The even more frustrating part is that the features I'm talking about this time around aren't new to the Galaxy S10. They've been around for years.
First, I wish the iPhone had a better shortcut for opening the camera. The Galaxy S10, Pixel 3 and other Android phones let you double-press the power button — whether the screen is on or off — to launch into shooting.
Sure, my iPhone X has a camera shortcut on the lock screen, but you first have to turn on the display (though you can use "raise to wake" for the display to turn on), then long-press the camera icon to launch the camera. Why require an extra step?
Another great Galaxy S10 feature: No matter where you are on the phone you can quickly get to the camera by double-pressing the power button. Quick and easy. With the iPhone, you have to slide down from the top of the screen to launch Control Center and then press the camera button.
MORE: Samsung Galaxy S10 Plus Review: The Ultimate Android Phone is Here
The second thing that annoys me about the iPhone compared with the Galaxy S10 is the settings shortcut menu on Samsung's phone. iOS 12's Control Center gives me almost everything I need, but why force me to back out to the home screen and then find the Settings app if I want to do anything else?
With the Galaxy S10 (and previous Galaxy phones), you just swipe down from the top of the screen and hit the little Settings icon to dive right into the Settings app. Another plus: If you want to change the Wi-Fi network, you simply long-press on the Wi-Fi icon on the Galaxy S10. With iPhones, nothing happens when you long-press on the Wi-Fi icon. Boo.

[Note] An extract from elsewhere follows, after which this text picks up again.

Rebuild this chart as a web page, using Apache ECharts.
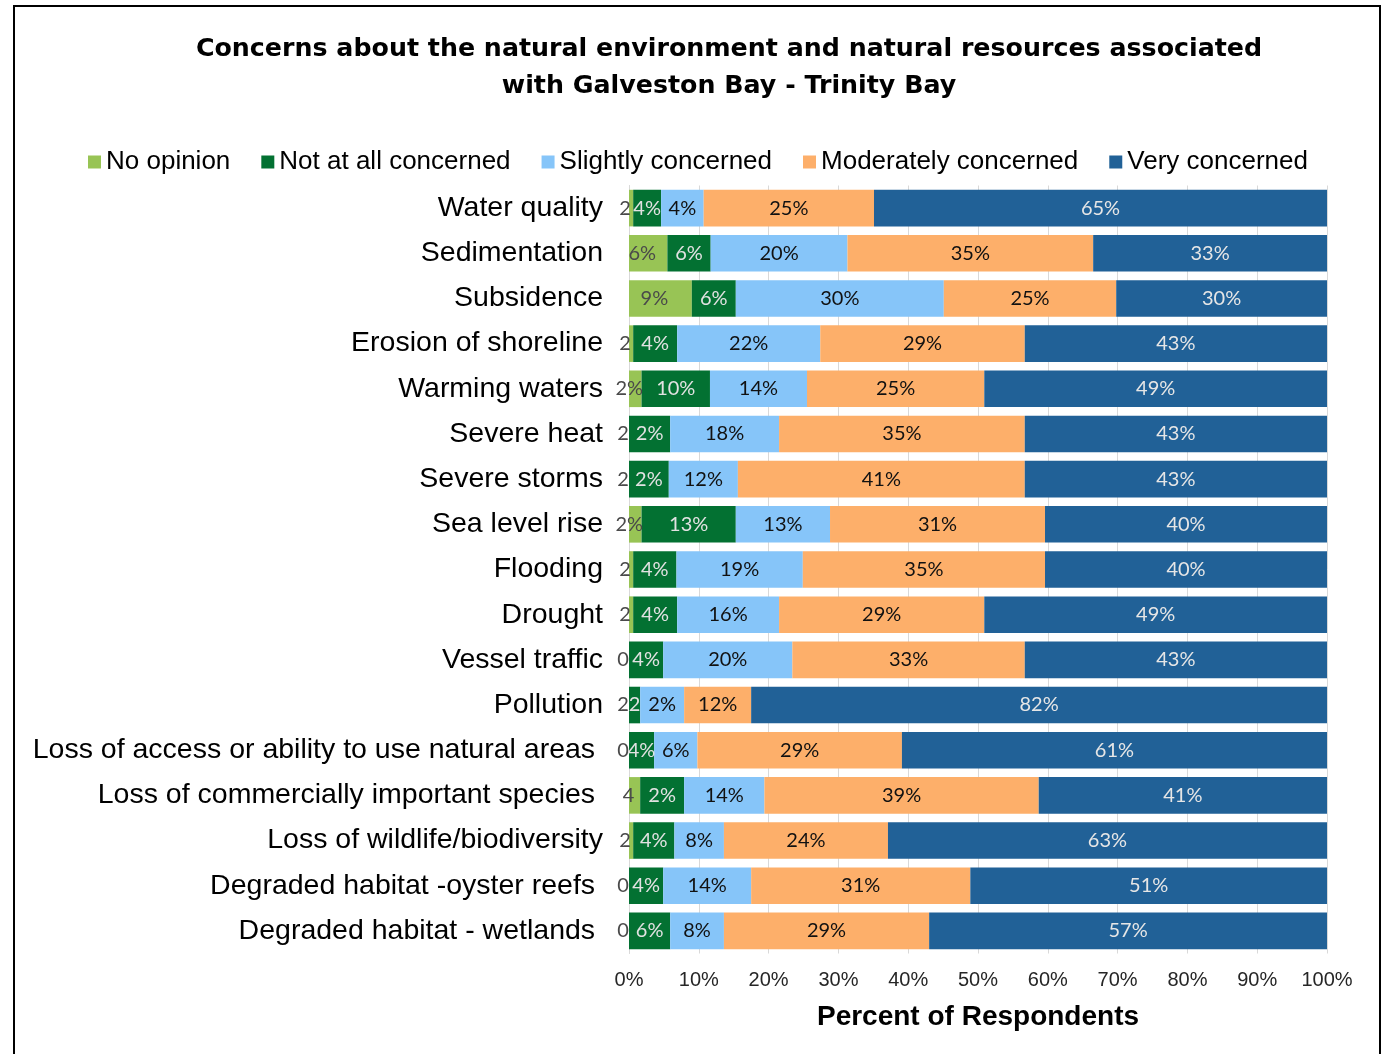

Of course, the Galaxy S10 Plus has a lot of other newer and cooler features, including Wireless PowerShare for charging other phones or gadgets using the back of the phone. And I also really like the ultrawide-angle lens for getting more dramatic photos.
But these aren't the things that I miss when I go back to my iPhone. It's the little things that Samsung (and other Android phone makers) have been getting right for years.